_WRITTEN PROBLEM_
Word for word, transcribe the lines below and drop the pictures.

_DATASET EXTRACT_
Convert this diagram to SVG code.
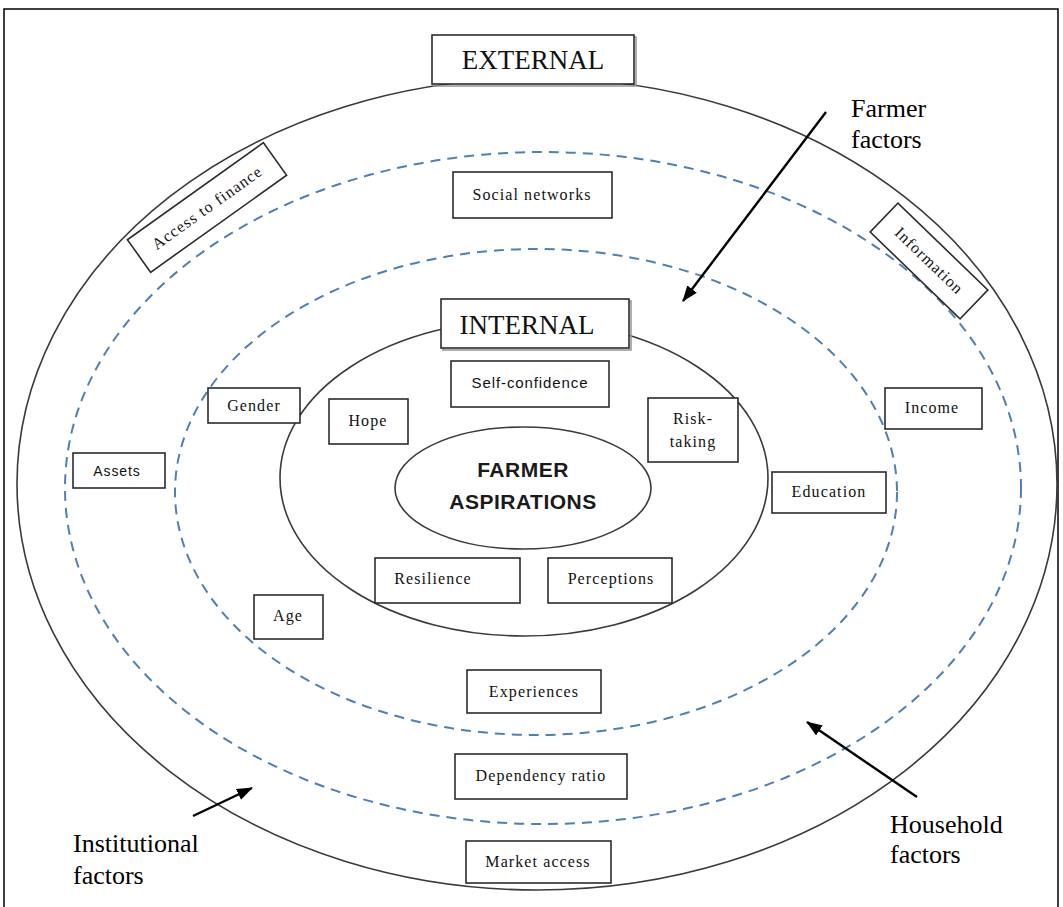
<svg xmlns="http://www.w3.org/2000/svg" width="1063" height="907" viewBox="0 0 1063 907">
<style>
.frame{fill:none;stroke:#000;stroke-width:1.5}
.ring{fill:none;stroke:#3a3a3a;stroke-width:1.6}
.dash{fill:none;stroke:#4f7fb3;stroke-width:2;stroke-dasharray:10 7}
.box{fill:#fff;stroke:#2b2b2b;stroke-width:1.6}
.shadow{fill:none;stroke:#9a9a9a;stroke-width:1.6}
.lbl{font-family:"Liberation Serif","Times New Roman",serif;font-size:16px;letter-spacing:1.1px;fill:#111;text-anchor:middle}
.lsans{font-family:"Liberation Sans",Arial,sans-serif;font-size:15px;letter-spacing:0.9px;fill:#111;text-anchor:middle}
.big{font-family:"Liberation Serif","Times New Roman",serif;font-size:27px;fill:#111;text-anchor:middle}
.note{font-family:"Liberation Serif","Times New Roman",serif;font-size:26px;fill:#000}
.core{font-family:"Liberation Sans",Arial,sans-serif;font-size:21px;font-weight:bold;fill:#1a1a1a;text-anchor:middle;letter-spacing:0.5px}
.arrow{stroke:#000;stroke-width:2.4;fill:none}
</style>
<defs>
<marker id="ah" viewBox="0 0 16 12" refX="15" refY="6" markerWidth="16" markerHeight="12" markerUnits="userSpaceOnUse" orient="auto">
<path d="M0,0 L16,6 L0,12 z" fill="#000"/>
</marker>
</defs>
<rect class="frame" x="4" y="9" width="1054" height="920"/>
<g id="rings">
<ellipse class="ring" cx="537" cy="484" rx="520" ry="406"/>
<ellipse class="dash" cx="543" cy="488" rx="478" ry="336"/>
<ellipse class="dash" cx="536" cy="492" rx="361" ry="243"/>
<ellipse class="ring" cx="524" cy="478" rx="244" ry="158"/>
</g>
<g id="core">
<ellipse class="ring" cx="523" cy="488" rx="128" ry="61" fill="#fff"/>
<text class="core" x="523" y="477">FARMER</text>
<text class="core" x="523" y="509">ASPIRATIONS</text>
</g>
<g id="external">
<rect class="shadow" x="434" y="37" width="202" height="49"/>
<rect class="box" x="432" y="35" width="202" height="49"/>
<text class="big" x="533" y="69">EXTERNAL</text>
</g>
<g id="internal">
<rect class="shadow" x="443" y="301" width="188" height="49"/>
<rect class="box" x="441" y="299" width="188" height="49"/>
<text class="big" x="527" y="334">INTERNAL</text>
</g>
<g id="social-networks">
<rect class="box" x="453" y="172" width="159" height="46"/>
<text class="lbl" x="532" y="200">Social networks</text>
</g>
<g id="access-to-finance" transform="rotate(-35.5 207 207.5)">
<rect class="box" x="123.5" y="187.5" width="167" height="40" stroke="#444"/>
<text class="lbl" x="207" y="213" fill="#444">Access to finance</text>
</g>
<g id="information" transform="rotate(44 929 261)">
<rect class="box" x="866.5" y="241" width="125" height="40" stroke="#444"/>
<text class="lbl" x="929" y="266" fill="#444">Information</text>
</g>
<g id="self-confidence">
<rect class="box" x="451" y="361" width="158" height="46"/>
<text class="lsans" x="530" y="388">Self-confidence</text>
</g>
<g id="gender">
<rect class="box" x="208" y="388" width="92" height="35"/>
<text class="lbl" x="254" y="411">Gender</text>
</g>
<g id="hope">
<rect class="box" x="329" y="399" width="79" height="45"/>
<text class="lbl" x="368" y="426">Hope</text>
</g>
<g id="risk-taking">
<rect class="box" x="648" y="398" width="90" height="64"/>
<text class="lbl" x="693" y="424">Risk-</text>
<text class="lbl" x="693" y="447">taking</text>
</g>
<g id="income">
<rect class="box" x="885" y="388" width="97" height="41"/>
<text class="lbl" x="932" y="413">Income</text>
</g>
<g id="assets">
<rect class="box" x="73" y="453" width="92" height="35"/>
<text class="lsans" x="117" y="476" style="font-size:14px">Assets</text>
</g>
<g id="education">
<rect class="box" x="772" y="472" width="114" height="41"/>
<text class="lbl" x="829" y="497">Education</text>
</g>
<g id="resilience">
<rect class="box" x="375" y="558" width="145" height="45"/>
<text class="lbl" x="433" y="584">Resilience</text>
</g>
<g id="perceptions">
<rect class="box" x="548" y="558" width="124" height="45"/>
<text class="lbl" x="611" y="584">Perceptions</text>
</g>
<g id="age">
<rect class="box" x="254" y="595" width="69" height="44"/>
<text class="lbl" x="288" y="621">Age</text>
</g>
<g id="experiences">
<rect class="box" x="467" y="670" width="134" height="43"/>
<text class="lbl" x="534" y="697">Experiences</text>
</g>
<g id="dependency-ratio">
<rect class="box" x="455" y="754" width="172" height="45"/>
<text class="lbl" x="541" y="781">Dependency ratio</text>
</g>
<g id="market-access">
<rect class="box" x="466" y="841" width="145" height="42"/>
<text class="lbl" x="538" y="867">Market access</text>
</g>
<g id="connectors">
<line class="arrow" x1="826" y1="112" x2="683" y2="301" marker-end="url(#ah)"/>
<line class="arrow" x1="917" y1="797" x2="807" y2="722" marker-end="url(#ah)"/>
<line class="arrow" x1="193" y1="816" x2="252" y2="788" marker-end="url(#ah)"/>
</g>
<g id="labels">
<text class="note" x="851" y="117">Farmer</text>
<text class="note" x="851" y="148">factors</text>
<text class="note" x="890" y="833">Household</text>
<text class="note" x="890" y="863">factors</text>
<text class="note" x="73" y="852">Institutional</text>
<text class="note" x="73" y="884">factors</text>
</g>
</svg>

_RESULT FOR THIS TASK_
Convert this diagram to SVG code.
<svg xmlns="http://www.w3.org/2000/svg" width="1063" height="907" viewBox="0 0 1063 907">
<style>
.frame{fill:none;stroke:#000;stroke-width:1.5}
.ring{fill:none;stroke:#3a3a3a;stroke-width:1.6}
.dash{fill:none;stroke:#4f7fb3;stroke-width:2;stroke-dasharray:10 7}
.box{fill:#fff;stroke:#2b2b2b;stroke-width:1.6}
.shadow{fill:none;stroke:#9a9a9a;stroke-width:1.6}
.lbl{font-family:"Liberation Serif","Times New Roman",serif;font-size:16px;letter-spacing:1.1px;fill:#111;text-anchor:middle}
.lsans{font-family:"Liberation Sans",Arial,sans-serif;font-size:15px;letter-spacing:0.9px;fill:#111;text-anchor:middle}
.big{font-family:"Liberation Serif","Times New Roman",serif;font-size:27px;fill:#111;text-anchor:middle}
.note{font-family:"Liberation Serif","Times New Roman",serif;font-size:26px;fill:#000}
.core{font-family:"Liberation Sans",Arial,sans-serif;font-size:21px;font-weight:bold;fill:#1a1a1a;text-anchor:middle;letter-spacing:0.5px}
.arrow{stroke:#000;stroke-width:2.4;fill:none}
</style>
<defs>
<marker id="ah" viewBox="0 0 16 12" refX="15" refY="6" markerWidth="16" markerHeight="12" markerUnits="userSpaceOnUse" orient="auto">
<path d="M0,0 L16,6 L0,12 z" fill="#000"/>
</marker>
</defs>
<rect class="frame" x="4" y="9" width="1054" height="920"/>
<g id="rings">
<ellipse class="ring" cx="537" cy="484" rx="520" ry="406"/>
<ellipse class="dash" cx="543" cy="488" rx="478" ry="336"/>
<ellipse class="dash" cx="536" cy="492" rx="361" ry="243"/>
<ellipse class="ring" cx="524" cy="478" rx="244" ry="158"/>
</g>
<g id="core">
<ellipse class="ring" cx="523" cy="488" rx="128" ry="61" fill="#fff"/>
<text class="core" x="523" y="477">FARMER</text>
<text class="core" x="523" y="509">ASPIRATIONS</text>
</g>
<g id="external">
<rect class="shadow" x="434" y="37" width="202" height="49"/>
<rect class="box" x="432" y="35" width="202" height="49"/>
<text class="big" x="533" y="69">EXTERNAL</text>
</g>
<g id="internal">
<rect class="shadow" x="443" y="301" width="188" height="49"/>
<rect class="box" x="441" y="299" width="188" height="49"/>
<text class="big" x="527" y="334">INTERNAL</text>
</g>
<g id="social-networks">
<rect class="box" x="453" y="172" width="159" height="46"/>
<text class="lbl" x="532" y="200">Social networks</text>
</g>
<g id="access-to-finance" transform="rotate(-35.5 207 207.5)">
<rect class="box" x="123.5" y="187.5" width="167" height="40" stroke="#444"/>
<text class="lbl" x="207" y="213" fill="#444">Access to finance</text>
</g>
<g id="information" transform="rotate(44 929 261)">
<rect class="box" x="866.5" y="241" width="125" height="40" stroke="#444"/>
<text class="lbl" x="929" y="266" fill="#444">Information</text>
</g>
<g id="self-confidence">
<rect class="box" x="451" y="361" width="158" height="46"/>
<text class="lsans" x="530" y="388">Self-confidence</text>
</g>
<g id="gender">
<rect class="box" x="208" y="388" width="92" height="35"/>
<text class="lbl" x="254" y="411">Gender</text>
</g>
<g id="hope">
<rect class="box" x="329" y="399" width="79" height="45"/>
<text class="lbl" x="368" y="426">Hope</text>
</g>
<g id="risk-taking">
<rect class="box" x="648" y="398" width="90" height="64"/>
<text class="lbl" x="693" y="424">Risk-</text>
<text class="lbl" x="693" y="447">taking</text>
</g>
<g id="income">
<rect class="box" x="885" y="388" width="97" height="41"/>
<text class="lbl" x="932" y="413">Income</text>
</g>
<g id="assets">
<rect class="box" x="73" y="453" width="92" height="35"/>
<text class="lsans" x="117" y="476" style="font-size:14px">Assets</text>
</g>
<g id="education">
<rect class="box" x="772" y="472" width="114" height="41"/>
<text class="lbl" x="829" y="497">Education</text>
</g>
<g id="resilience">
<rect class="box" x="375" y="558" width="145" height="45"/>
<text class="lbl" x="433" y="584">Resilience</text>
</g>
<g id="perceptions">
<rect class="box" x="548" y="558" width="124" height="45"/>
<text class="lbl" x="611" y="584">Perceptions</text>
</g>
<g id="age">
<rect class="box" x="254" y="595" width="69" height="44"/>
<text class="lbl" x="288" y="621">Age</text>
</g>
<g id="experiences">
<rect class="box" x="467" y="670" width="134" height="43"/>
<text class="lbl" x="534" y="697">Experiences</text>
</g>
<g id="dependency-ratio">
<rect class="box" x="455" y="754" width="172" height="45"/>
<text class="lbl" x="541" y="781">Dependency ratio</text>
</g>
<g id="market-access">
<rect class="box" x="466" y="841" width="145" height="42"/>
<text class="lbl" x="538" y="867">Market access</text>
</g>
<g id="connectors">
<line class="arrow" x1="826" y1="112" x2="683" y2="301" marker-end="url(#ah)"/>
<line class="arrow" x1="917" y1="797" x2="807" y2="722" marker-end="url(#ah)"/>
<line class="arrow" x1="193" y1="816" x2="252" y2="788" marker-end="url(#ah)"/>
</g>
<g id="labels">
<text class="note" x="851" y="117">Farmer</text>
<text class="note" x="851" y="148">factors</text>
<text class="note" x="890" y="833">Household</text>
<text class="note" x="890" y="863">factors</text>
<text class="note" x="73" y="852">Institutional</text>
<text class="note" x="73" y="884">factors</text>
</g>
</svg>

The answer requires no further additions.